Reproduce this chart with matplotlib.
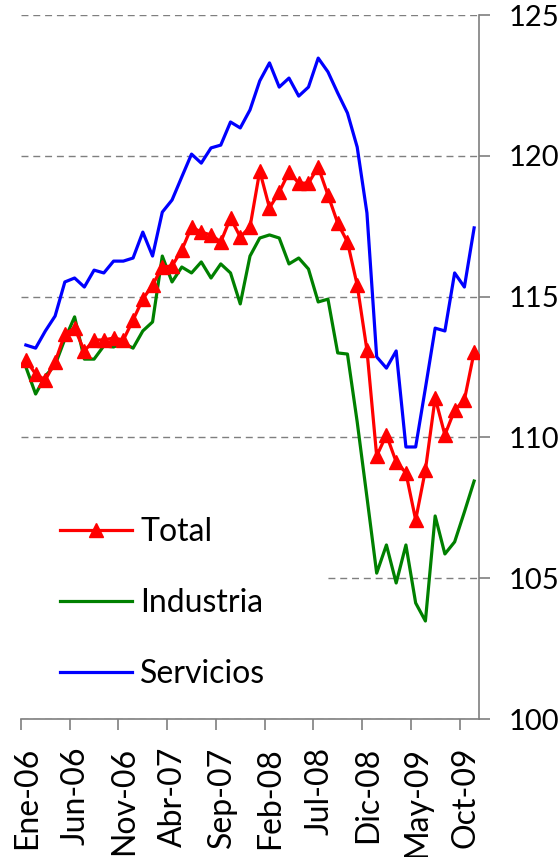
import numpy as np
import matplotlib

matplotlib.use("Agg")
import matplotlib.pyplot as plt
import matplotlib.transforms as mtransforms
from matplotlib.patches import Rectangle

plt.rcParams["font.family"] = ["Lato", "DejaVu Sans"]

# monthly index, Ene-06 .. Nov-09
months = ["Ene-06", "Jun-06", "Nov-06", "Abr-07", "Sep-07",
          "Feb-08", "Jul-08", "Dic-08", "May-09", "Oct-09"]

total = [112.75, 112.25, 112.04, 112.68, 113.67, 113.88, 113.07, 113.46, 113.46, 113.53,
         113.46, 114.17, 114.91, 115.41, 116.05, 116.09, 116.65, 117.47, 117.29, 117.19,
         116.94, 117.79, 117.12, 117.47, 119.46, 118.15, 118.71, 119.42, 119.03, 119.03,
         119.60, 118.61, 117.61, 116.94, 115.41, 113.10, 109.34, 110.09, 109.13, 108.74,
         107.07, 108.84, 111.40, 110.09, 110.97, 111.33, 113.03]
industria = [112.50, 111.54, 112.18, 112.57, 113.49, 114.28, 112.78, 112.78, 113.25, 113.21,
             113.35, 113.17, 113.78, 114.10, 116.44, 115.52, 116.05, 115.84, 116.23, 115.66,
             116.16, 115.84, 114.74, 116.44, 117.08, 117.19, 117.08, 116.16, 116.37, 115.98,
             114.81, 114.91, 113.00, 112.96, 110.55, 107.88, 105.18, 106.18, 104.83, 106.18,
             104.12, 103.48, 107.21, 105.86, 106.29, 107.35, 108.45]
servicios = [113.28, 113.17, 113.78, 114.31, 115.52, 115.66, 115.34, 115.94, 115.84, 116.26,
             116.26, 116.37, 117.29, 116.44, 118.00, 118.43, 119.25, 120.06, 119.74, 120.28,
             120.38, 121.20, 120.99, 121.63, 122.66, 123.30, 122.44, 122.76, 122.12, 122.44,
             123.47, 122.98, 122.23, 121.52, 120.31, 117.97, 112.86, 112.46, 113.07, 109.66,
             109.66, 111.75, 113.88, 113.78, 115.84, 115.34, 117.44]

x = np.arange(len(total))
W, H = 558, 857

fig = plt.figure(figsize=(W / 100, H / 100), dpi=100)
ax = fig.add_axes([21 / W, 1 - 719 / H, (479 - 21) / W, (719 - 15) / H])

ax.plot(x, servicios, color="#0000FF", lw=2.3, label="Servicios", zorder=3)
ax.plot(x, industria, color="#008000", lw=2.3, label="Industria", zorder=3)
ax.plot(x, total, color="#FF0000", lw=2.3, marker="^", ms=10, label="Total", zorder=4)

ax.set_xlim(-0.5, len(total) - 0.5)
ax.set_ylim(100, 125)

ax.yaxis.tick_right()
ax.set_yticks(range(100, 126, 5))
ax.grid(axis="y", color="#7f7f7f", ls=(0, (5, 3.5)), lw=1)
ax.set_axisbelow(True)

ax.set_xticks(np.arange(0, len(total), 5) - 0.5)
ax.set_xticklabels(months, rotation=90)

for side in ["left", "top"]:
    ax.spines[side].set_visible(False)
for side in ["right", "bottom"]:
    ax.spines[side].set_color("#7f7f7f")
    ax.spines[side].set_linewidth(1.2)

ax.tick_params(axis="both", direction="out", length=8, width=1.2, color="#7f7f7f",
               labelcolor="black")
ax.tick_params(axis="x", pad=12, labelsize=23)
ax.tick_params(axis="y", pad=13, labelsize=21)

shift = mtransforms.ScaledTranslation(6 / 100, 0, fig.dpi_scale_trans)
for lab in ax.get_xticklabels():
    lab.set_transform(lab.get_transform() + shift)

# white box behind the legend hides the gridline there
ax.add_patch(Rectangle((0, (719 - 705) / 704), (328 - 21) / 458, (705 - 490) / 704,
                       transform=ax.transAxes, facecolor="white", edgecolor="none", zorder=1))

h, l = ax.get_legend_handles_labels()
order = [2, 1, 0]
ax.legend([h[i] for i in order], [l[i] for i in order],
          loc="upper left", bbox_to_anchor=(60 / W, 1 - 517 / H),
          bbox_transform=fig.transFigure, frameon=False, fontsize=23,
          borderaxespad=0, borderpad=0, handlelength=2.26, handletextpad=0.25,
          labelspacing=1.29)

fig.savefig("out.png", dpi=100)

# # # # # # #

** Given exercise **
Take the listing above and restate it word for word, without its pictures.

** Finished task **
Reproduce this chart with matplotlib.
import numpy as np
import matplotlib

matplotlib.use("Agg")
import matplotlib.pyplot as plt
import matplotlib.transforms as mtransforms
from matplotlib.patches import Rectangle

plt.rcParams["font.family"] = ["Lato", "DejaVu Sans"]

# monthly index, Ene-06 .. Nov-09
months = ["Ene-06", "Jun-06", "Nov-06", "Abr-07", "Sep-07",
          "Feb-08", "Jul-08", "Dic-08", "May-09", "Oct-09"]

total = [112.75, 112.25, 112.04, 112.68, 113.67, 113.88, 113.07, 113.46, 113.46, 113.53,
         113.46, 114.17, 114.91, 115.41, 116.05, 116.09, 116.65, 117.47, 117.29, 117.19,
         116.94, 117.79, 117.12, 117.47, 119.46, 118.15, 118.71, 119.42, 119.03, 119.03,
         119.60, 118.61, 117.61, 116.94, 115.41, 113.10, 109.34, 110.09, 109.13, 108.74,
         107.07, 108.84, 111.40, 110.09, 110.97, 111.33, 113.03]
industria = [112.50, 111.54, 112.18, 112.57, 113.49, 114.28, 112.78, 112.78, 113.25, 113.21,
             113.35, 113.17, 113.78, 114.10, 116.44, 115.52, 116.05, 115.84, 116.23, 115.66,
             116.16, 115.84, 114.74, 116.44, 117.08, 117.19, 117.08, 116.16, 116.37, 115.98,
             114.81, 114.91, 113.00, 112.96, 110.55, 107.88, 105.18, 106.18, 104.83, 106.18,
             104.12, 103.48, 107.21, 105.86, 106.29, 107.35, 108.45]
servicios = [113.28, 113.17, 113.78, 114.31, 115.52, 115.66, 115.34, 115.94, 115.84, 116.26,
             116.26, 116.37, 117.29, 116.44, 118.00, 118.43, 119.25, 120.06, 119.74, 120.28,
             120.38, 121.20, 120.99, 121.63, 122.66, 123.30, 122.44, 122.76, 122.12, 122.44,
             123.47, 122.98, 122.23, 121.52, 120.31, 117.97, 112.86, 112.46, 113.07, 109.66,
             109.66, 111.75, 113.88, 113.78, 115.84, 115.34, 117.44]

x = np.arange(len(total))
W, H = 558, 857

fig = plt.figure(figsize=(W / 100, H / 100), dpi=100)
ax = fig.add_axes([21 / W, 1 - 719 / H, (479 - 21) / W, (719 - 15) / H])

ax.plot(x, servicios, color="#0000FF", lw=2.3, label="Servicios", zorder=3)
ax.plot(x, industria, color="#008000", lw=2.3, label="Industria", zorder=3)
ax.plot(x, total, color="#FF0000", lw=2.3, marker="^", ms=10, label="Total", zorder=4)

ax.set_xlim(-0.5, len(total) - 0.5)
ax.set_ylim(100, 125)

ax.yaxis.tick_right()
ax.set_yticks(range(100, 126, 5))
ax.grid(axis="y", color="#7f7f7f", ls=(0, (5, 3.5)), lw=1)
ax.set_axisbelow(True)

ax.set_xticks(np.arange(0, len(total), 5) - 0.5)
ax.set_xticklabels(months, rotation=90)

for side in ["left", "top"]:
    ax.spines[side].set_visible(False)
for side in ["right", "bottom"]:
    ax.spines[side].set_color("#7f7f7f")
    ax.spines[side].set_linewidth(1.2)

ax.tick_params(axis="both", direction="out", length=8, width=1.2, color="#7f7f7f",
               labelcolor="black")
ax.tick_params(axis="x", pad=12, labelsize=23)
ax.tick_params(axis="y", pad=13, labelsize=21)

shift = mtransforms.ScaledTranslation(6 / 100, 0, fig.dpi_scale_trans)
for lab in ax.get_xticklabels():
    lab.set_transform(lab.get_transform() + shift)

# white box behind the legend hides the gridline there
ax.add_patch(Rectangle((0, (719 - 705) / 704), (328 - 21) / 458, (705 - 490) / 704,
                       transform=ax.transAxes, facecolor="white", edgecolor="none", zorder=1))

h, l = ax.get_legend_handles_labels()
order = [2, 1, 0]
ax.legend([h[i] for i in order], [l[i] for i in order],
          loc="upper left", bbox_to_anchor=(60 / W, 1 - 517 / H),
          bbox_transform=fig.transFigure, frameon=False, fontsize=23,
          borderaxespad=0, borderpad=0, handlelength=2.26, handletextpad=0.25,
          labelspacing=1.29)

fig.savefig("out.png", dpi=100)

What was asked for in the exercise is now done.